Gold is viewed as a safe haven in times of economic or political turmoil. Concerns over global economic slowdown have raised the appeal for the bullion as a store of value and hedge against market turmoil. As such, the ultra-popular product tracking this bullion like GLD could be an interesting pick. The fund tracks the price of gold bullion measured in U.S. dollars, and kept in London under the custody of HSBC Bank USA. It is an ultra-popular gold ETF with AUM of $56.3 billion and heavy volume of nearly 7 million shares a day. It charges 40 bps in fees per year from investors and has a Zacks ETF Rank #3 (Hold) with a Medium risk outlook.

Long-Dated Treasury - iShares 20+ Year Treasury Bond ETF (TLT - Free Report)

The products tracking the long end of the yield curve often provide a safe haven. TLT provides exposure to long-term Treasury bonds by tracking the ICE U.S. Treasury 20+ Year Bond Index. It holds 31 securities in its basket and charges 15 bps in annual fees. TLT is one of the most popular and liquid ETFs in the bond space with AUM of $17.7 billion and an average daily volume of 15 million shares.

Low Volatility - iShares Edge MSCI Min Vol USA ETF (USMV - Free Report)

These products have the potential to outpace the broader market providing significant protection to the portfolio. These funds include more stable stocks that have experienced the least price movement. Further, these allocate more to defensive sectors that usually have a higher distribution yield than the broader markets. While there are several options, USMV with AUM of $28.2 billion and an average daily volume of 2.2 million shares is the most popular ETF. The fund offers exposure to stocks that have lower volatility characteristics relative to the broader U.S. equity market. It tracks the MSCI USA Minimum Volatility Index, holding 183 stocks in its basket. The product charges 15 bps in annual fees and has a Zacks ETF Rank #3 with a Medium risk outlook (read: Growth Concerns to Drive Demand for Low-Volatility ETFs).

Dividend - Vanguard Dividend Appreciation ETF (VIG - Free Report)

The dividend-paying securities are the major sources of consistent income for investors when returns from the equity market are at risk.
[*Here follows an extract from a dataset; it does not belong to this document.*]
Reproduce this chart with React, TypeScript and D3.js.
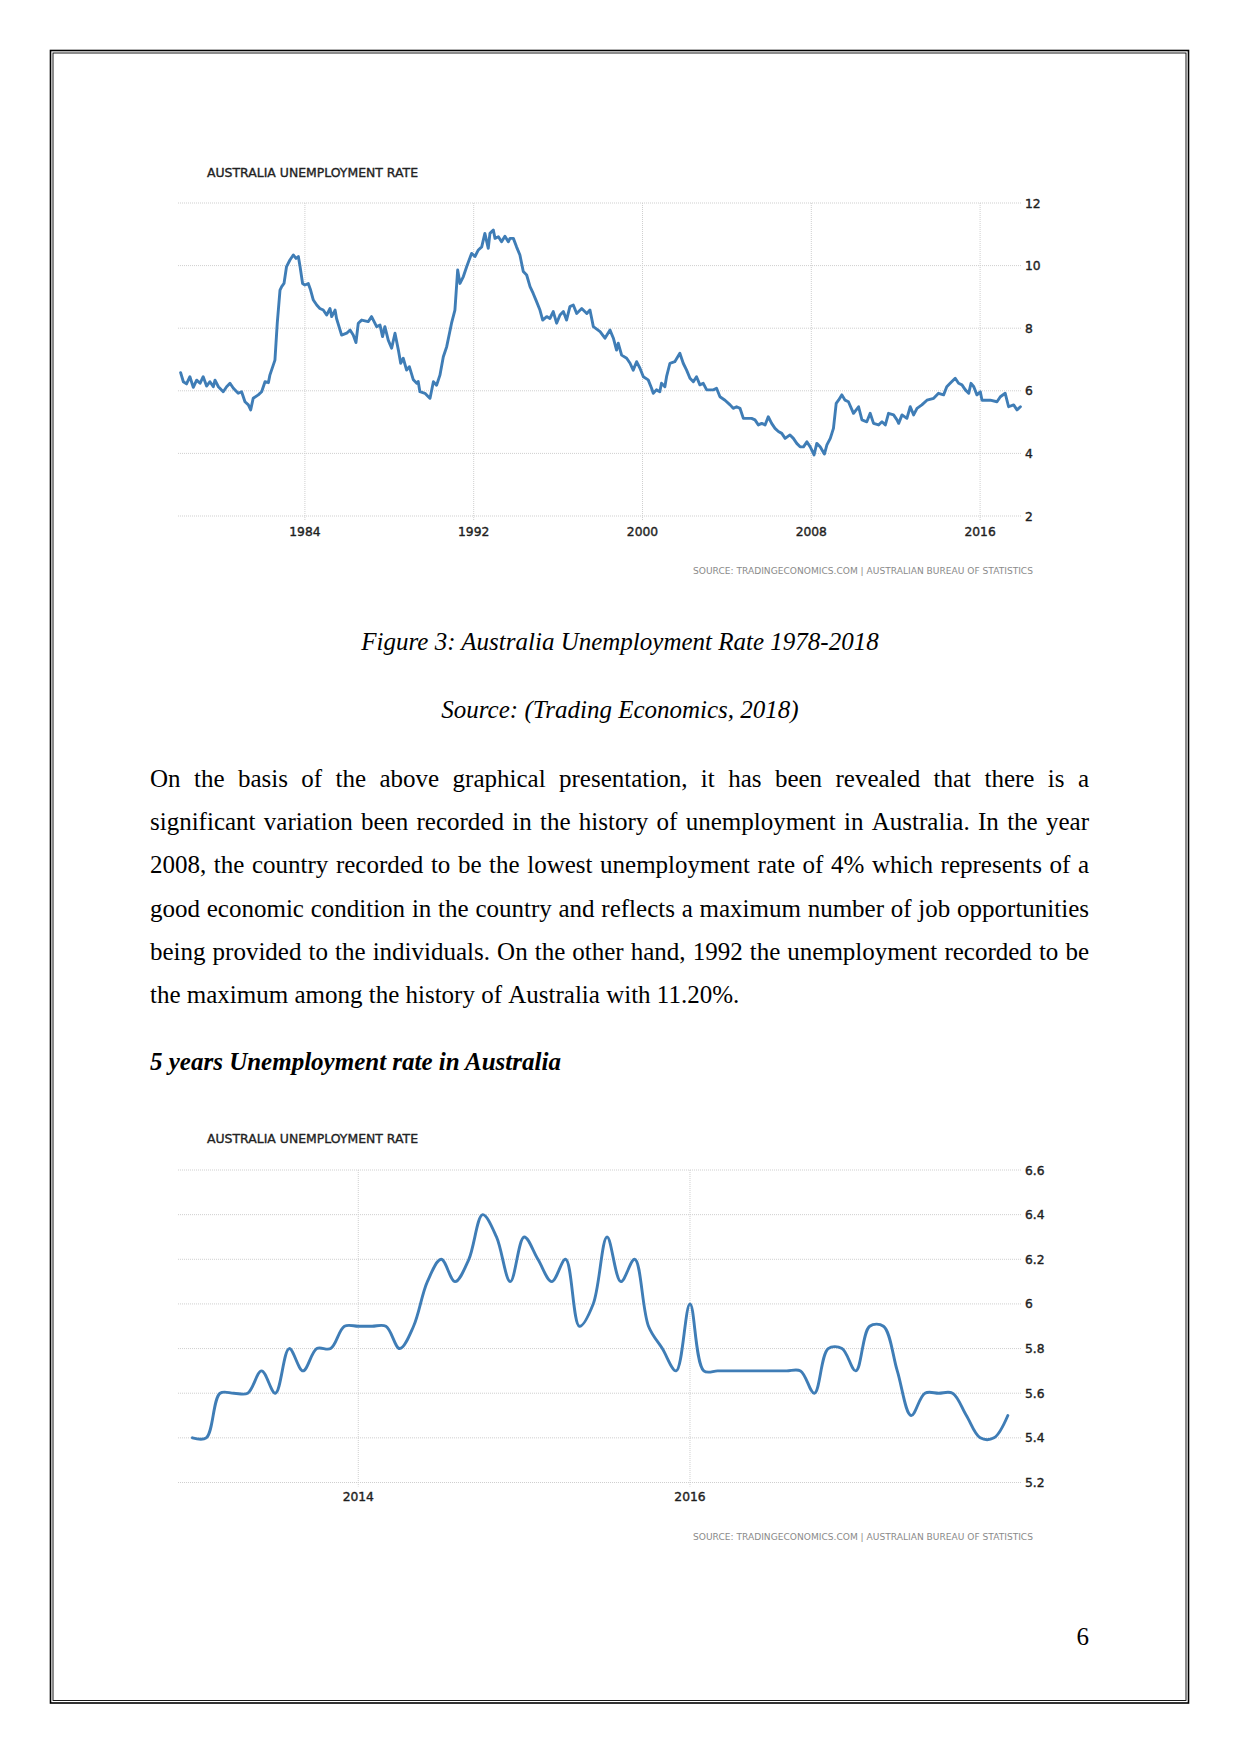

This is especially true as these stocks offer the best of both these worlds — safety in the form of payouts and stability in the form of mature companies that are less volatile to large swings in stock prices. The companies that offer dividends generally act as a hedge against economic uncertainty and provide downside protection by offering outsized payouts or sizable yields on a regular basis. While the dividend space has been crowded, ETFs with stocks having a strong history of dividend growth like VIG seem to be good picks. It holds 247 stocks in its basket with AUM of $65.8 million. The fund trades in volume of 2 million shares a day on average and charges 6 bps in annual fees. It has a Zacks ETF Rank #1 (Strong Buy) with a Medium risk outlook (read: Dividend Aristocrat ETFs Investing Guide).

Long/Short - AGFiQ US Market Neutral Anti-Beta Fund (BTAL - Free Report)

The fund has the potential to generate positive returns regardless of the direction of the stock market as long as low-beta stocks outperform high beta stocks. It invests in low-beta securities and at the same time shorts high-beta stocks of approximately equal dollar amounts within each sector. It seeks to deliver the spread return between low and high-beta stocks. This can easily be done by tracking Dow Jones U.S. Thematic Market Neutral Anti-Beta Index. The ETF has AUM of $99.2 million and an expense ratio of 2.19%. It trades in an average daily volume of 37,000 shares.